I like very much that you focus on an everyday issue I can easily relate to -- that no matter how much I'd like to do the right thing and act responsibly, it's so hard to know what that means that I basically give up... just give a few dollars to a few organizations that I hope know what they're doing, and try not to think about it. But it's not just complexity that's my problem. It's also the feeling that whatever I do can make only the tiniest difference to what's happening at a global scale. I don't respond to phone surveys because it's too depressing that what I say won't matter, that it gets reduced to a checkbox answer.
In fact, I think you're wrong that complexity is the root of our problems now. Maybe things look different in the civilized world, but here in the US it seems clear that the free-market principle (which I certainly agree with) has become an ideological screen for the domination of markets by financial power and its political allies. It's a deep problem that so much power lies with institutions, private and public, that have their own very primitive priorities. That's the main obstacle to effective action on climate change, to take one example -- not the complexity of the science.
But the issue you address is very important, and the notion of priority maps feeding into a global information network gives me hope -- maybe we can find ways to shift the balance back toward a participatory democracy. But I wonder if there's something missing.

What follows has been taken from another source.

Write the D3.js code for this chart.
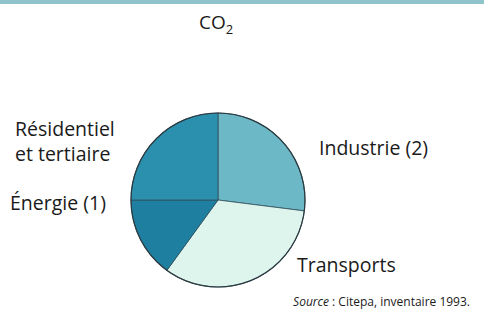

I think many of us would have a hard time prioritizing our hopes and desires, or even putting them into words. I'm not sure passing out questionnaires will provide the needed input to your system, though if such a project got off the ground, it might help get us focused on what we really need and want. As to brain-scans, I'm happiest believing that no such technology will ever be feasible.
Yet you've already addressed this problem in your essay, suggesting we get the scientists to develop this system for us first, working with a limited range of priorities that might be more explicit and quantifiable. If it works for them, we can think about how to broaden the scope.
Thanks again for giving us such a clear-minded and inventive piece.